By Riesz-Fischer, if we show that the set of all trigonometric polynomials is dense in \(L^2(T)\), then it follows that the \(u_n\) form a basis for \(L^2(T)\). By the Approximation by \(C_c(X)\) theorem, \(C(T)\) is dense in \(L^2(T)\), so it suffices to show that there is a trigonometric polynomial \(P\) s.t. \(\|f-P\|_2<\varepsilon\) for \(f\in C(T)\), which will follow from \(\|f-P\|_\infty<\varepsilon\):

Approximation by Trigonometric Polynomials: If \(f\in C(T)\) and \(\varepsilon>0\), there is a trigonometric polynomial \(P\) s.t. \(|f(t)-P(t)|<\varepsilon\) for all real \(t\). □

This can essentially be done by constructing a series of trigonometric 'bump' functions that approximate the Dirac delta in the limit, and then taking the convolution of that with \(f\), giving a series of trigonometric polynomials that tend to \(f\). We can now specialize what we know to the usual Fourier series.

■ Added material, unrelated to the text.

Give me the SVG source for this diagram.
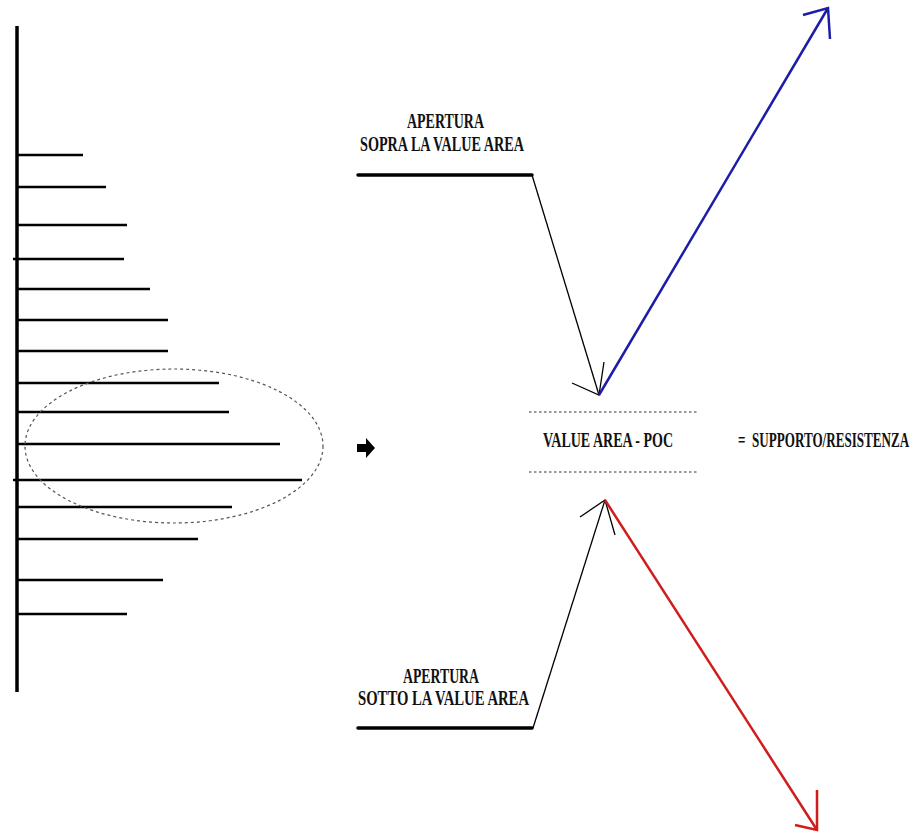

For any \(f\in L^1(T)\), the Fourier coefficients are

$$\hat{f}(n)=\frac{1}{2\pi}\int_{-\pi}^\pi f(t)e^{-int}\ dt,$$

The Fourier series of \(f\) is then

$$\sum_{-\infty}^\infty \hat{f}(n)e^{int},$$

with the partial sums being

$$s_N(t)=\sum_{-N}^N \hat{f}(n)e^{int}.$$

Given this, we have the following 'concrete' theorems:

Riesz-Fischer: If \{c_n\} is a sequence of \(L^2\)-summable complex numbers, then there exists an \(f\in L^2(T)\) s.t. $$c_n=\frac{1}{2\pi}\int_{-\pi}^\pi f(t)e^{-int}\ dt\qquad(n\in Z).$$ □

Parseval: We also have $$\sum_{n=-\infty}^\infty \hat{f}(n)\overline{\hat{g}(n)}=\frac{1}{2\pi}\int_{-\pi}^\pi f(t)\overline{g(t)}\ dt$$ and $$\lim_{N\rightarrow\infty} \|f-s_N\|_2=0.$$ □

To summarize, \(f\leftrightarrow\hat{f}\) is a Hilbert space isomorphism of \(L^2(T)\) onto \(\ell^2(Z)\). Thanks to the completeness of \(L^2\), we were able to get these results.